Acostumado a viver situações incomuns pelo Brasil afora, o fotógrafo carioca Celso Oliveira passou um tremendo susto ao retratar um homem que caminhava em sua direção na cidade de Cruzeiro do Sul, nos confins do Acre. Munida de um enorme facão, a figura partiu para cima do carioca com a intenção de eliminá-lo da face da terra. O pobre homem era um louco varrido e o confundira com um policial federal. “Quando ele estava a sete metros, percebi que a coisa ia ficar feia. Abri então minha pochete e ele bateu em retirada, achando que eu ia tirar uma arma”, lembra. Oliveira e mais quatro colegas de profissão, o paraibano Antonio Augusto Fontes, o paulistano Ed Viggiani, a paraense Elza Lima e o cearense Tiago Santana, também colecionaram aventuras, não tão violentas, mas todas retratadas no livro Brasil sem fronteiras (tempo d’imagem, 216 págs., R$ 80). São relatos sintéticos e reveladores, estampados em 100 fotografias em preto-e-branco
que esquadrinham os limites do País num ambicioso trabalho
de documentação.

O projeto levou quatro anos para ser concretizado, período no qual cada fotógrafo realizou em média cinco viagens por 42 cidades, registrando nas cerca de 45 mil fotos a vida dos habitantes de regiões remotas, muitas delas marcadas pelo tráfico e pelo contrabando. Oliveira, por exemplo, escolheu a linha fronteiriça do Peru, da Bolívia, da Colômbia e da Venezuela, centrando-se no Estado do Acre. “Há mais de 15 anos venho fotografando estas regiões limítrofes e pretendo continuar. Não é um trabalho que vende aquela coisa exótica, da beleza exacerbada da natureza”, diz. Em Macapá, ao retratar um garoto sentado num barco, flagrou-se revisitando o mestre Pierre Verger, numa das melhores imagens entre as
suas 20 selecionadas.

Elza Lima, que se limitou à zona cortada pelo rio Trombetas e pelo rio Mapuera, no Pará, chegando até a Guiana Inglesa, preferiu compor cenas misturando homens e bichos. Numa de suas fotos preferidas, feita às margens do Trombetas, ela reuniu crianças na areia, tendo em primeiro plano uma borboleta e um peixe, manipulados como num teatrinho de fantoches. “Esta relação do homem com o animal me fascina, por isto minhas fotos são esta verdadeira arca de Noé”, brinca.

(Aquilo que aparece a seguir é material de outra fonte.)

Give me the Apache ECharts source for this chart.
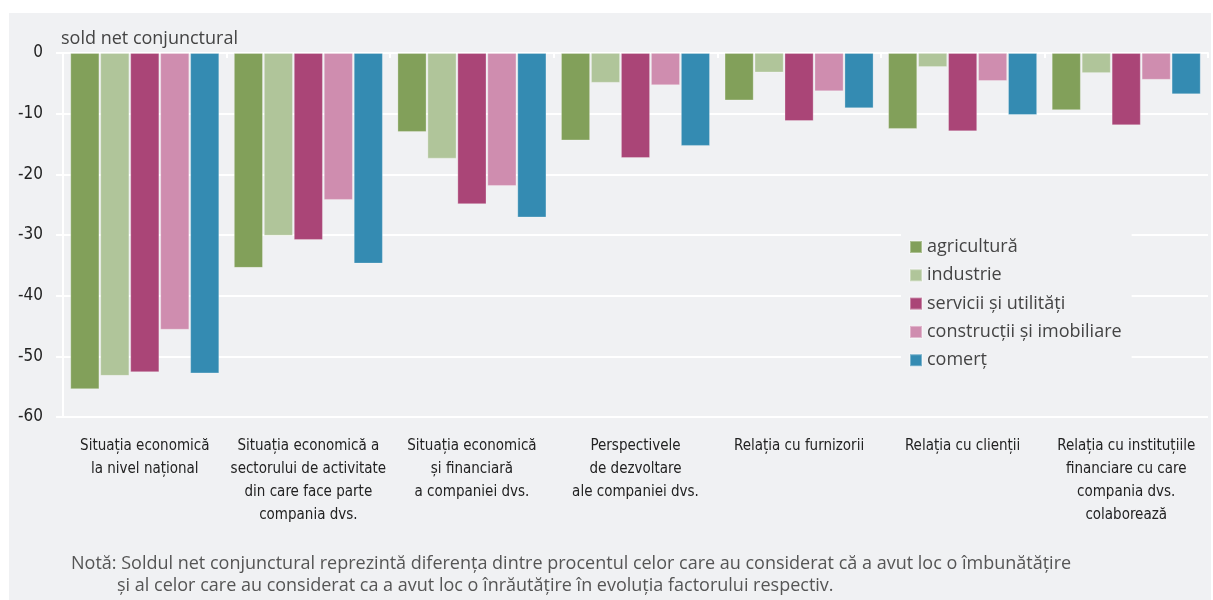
<!DOCTYPE html>
<html>
<head>
<meta charset="utf-8">
<script src="https://cdn.jsdelivr.net/npm/echarts@6/dist/echarts.min.js"></script>
<style>
  html, body { margin: 0; padding: 0; background: #ffffff; }
  #chart { width: 1213px; height: 600px; }
</style>
</head>
<body>
<div id="chart"></div>
<script>
  // categorii (axa x)
  var categories = [
    'Situația economică\nla nivel național',
    'Situația economică a\nsectorului de activitate\ndin care face parte\ncompania dvs.',
    'Situația economică\nși financiară\na companiei dvs.',
    'Perspectivele\nde dezvoltare\nale companiei dvs.',
    'Relația cu furnizorii',
    'Relația cu clienții',
    'Relația cu instituțiile\nfinanciare cu care\ncompania dvs.\ncolaborează'
  ];

  // valori sold net conjunctural
  var agricultura  = [-55.4, -35.4, -13.0, -14.4, -7.8, -12.5, -9.4];
  var industrie    = [-53.2, -30.1, -17.4, -4.9, -3.2, -2.3, -3.3];
  var servicii     = [-52.6, -30.8, -24.9, -17.3, -11.2, -12.9, -11.9];
  var constructii  = [-45.6, -24.2, -21.9, -5.3, -6.3, -4.6, -4.4];
  var comert       = [-52.8, -34.7, -27.1, -15.3, -9.1, -10.2, -6.8];

  var yTicks = [0, -10, -20, -30, -40, -50, -60];

  var seriesNames = ['agricultură', 'industrie', 'servicii și utilități', 'construcții și imobiliare', 'comerț'];
  var seriesData = [agricultura, industrie, servicii, constructii, comert];
  var colors = ['#82a05a', '#b0c59a', '#aa4577', '#cf8daf', '#348bb2'];

  var panel = '#f0f1f3';
  var narrow = '"Liberation Sans Narrow", "DejaVu Sans Condensed", sans-serif';
  var regular = '"Open Sans", "Noto Sans", sans-serif';

  var series = seriesNames.map(function (name, i) {
    return {
      name: name,
      type: 'bar',
      xAxisIndex: 0,
      data: seriesData[i],
      barCategoryGap: '9%',
      barGap: '3.5%',
      itemStyle: {
        color: colors[i],
        borderColor: 'rgba(255,255,255,0.35)',
        borderWidth: 0.8
      }
    };
  });

  var chart = echarts.init(document.getElementById('chart'));
  chart.setOption({
    backgroundColor: '#ffffff',
    animation: false,
    color: colors,
    graphic: [
      {
        type: 'rect', z: -10, silent: true,
        shape: { x: 9, y: 13, width: 1202, height: 590 },
        style: { fill: panel }
      },
      {
        type: 'text', left: 61, top: 30,
        style: { text: 'sold net conjunctural', font: '18px ' + regular, fill: '#444' }
      },
      {
        type: 'text', left: 71, top: 555,
        style: {
          text: 'Notă: Soldul net conjunctural reprezintă diferența dintre procentul celor care au considerat că a avut loc o îmbunătățire',
          font: '18px ' + regular, fill: '#555'
        }
      },
      {
        type: 'text', left: 117, top: 577,
        style: {
          text: 'și al celor care au considerat ca a avut loc o înrăutățire în evoluția factorului respectiv.',
          font: '18px ' + regular, fill: '#555'
        }
      }
    ],
    legend: {
      orient: 'vertical',
      left: 901,
      top: 232,
      padding: [6, 10, 6, 8],
      backgroundColor: panel,
      itemWidth: 12,
      itemHeight: 12,
      itemGap: 10.3,
      icon: 'rect',
      textStyle: { fontFamily: regular, fontSize: 18, color: '#444' },
      data: seriesNames
    },
    grid: { left: 63, right: 5, top: 53, bottom: 183, containLabel: false },
    xAxis: [
      {
        type: 'category',
        data: categories,
        position: 'bottom',
        axisLine: { show: false },
        axisTick: { show: false },
        axisLabel: {
          interval: 0,
          margin: 18,
          fontFamily: narrow,
          fontSize: 15,
          lineHeight: 23,
          color: '#222'
        }
      },
      {
        type: 'category',
        data: categories,
        position: 'top',
        axisLine: { show: true, lineStyle: { color: '#ffffff', width: 2 } },
        axisTick: { show: true, inside: true, length: 5, lineStyle: { color: '#ffffff', width: 2 } },
        axisLabel: { show: false }
      }
    ],
    yAxis: {
      type: 'value',
      min: yTicks[yTicks.length - 1],
      max: yTicks[0],
      interval: 10,
      axisLine: { show: true, lineStyle: { color: '#ffffff', width: 2 } },
      axisTick: { show: true, length: 7, lineStyle: { color: '#ffffff', width: 2 } },
      splitLine: { show: true, lineStyle: { color: '#ffffff', width: 2 } },
      axisLabel: {
        margin: 20,
        fontFamily: narrow,
        fontSize: 17,
        color: '#222'
      }
    },
    series: series
  });
</script>
</body>
</html>
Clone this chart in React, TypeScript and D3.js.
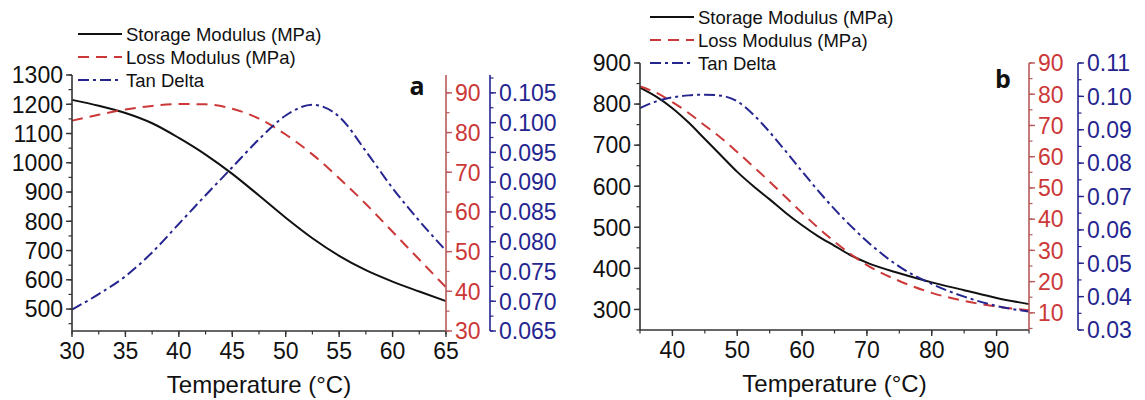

Mais interessado na paisagem, Antonio Augusto Fontes explorou o horizonte aberto dos pampas, documentando os limites com o Paraguai, o Uruguai e a Argentina. “Na maioria das fotos, me concentrei nos marcos geográficos das pontes e nos vestígios históricos das estátuas. Gosto de fuçar lugares que ninguém dá importância”, explica. Um bom exemplo é o retrato de um homem de guarda-chuva diante de duas pontes, feito em Barra do Quaraí, Rio Grande do Sul, foto dramática que o jornalista e escritor Cláudio Bojunga apropriadamente associou, no texto de abertura do livro, às melancólicas gravuras de Oswaldo Goeldi. O sul foi igualmente esquadrinhado pelas lentes de Ed Viggiani, que, a partir da turbulenta vizinhança do Paraná com o Paraguai, chegou até a Bolívia via Mato Grosso do Sul. “Eu me senti como quando era criança no Bom Retiro, em São Paulo, época em que convivia com italianos, judeus e coreanos.”

Tal Babel cultural aparece clara no retrato que ele fez de um garoto paraguaio de Ciudad del Este, cuja imagem se reflete no vidro de uma van, atravessado por ideogramas coreanos. Mas a imagem que de certa forma sintetiza o sentimento de mistura das fronteiras é o flagrante de um grupo caótico de pessoas numa rua de Guayaramirim, Bolívia, assinado por Tiago Santana. “Esta foto revela exatamente o que eu senti nas viagens”, conta Santana, que cobriu a região fronteiriça com a Bolívia, a Colômbia, a Venezuela e a Guiana Inglesa. Ele considera o projeto um prolongamento da postura comum ao quinteto de craques, de chegar cada vez mais perto das pessoas. Mesmo que, no caso, a uma pergunta feita em português elas respondam em espanhol. Ou em guarani.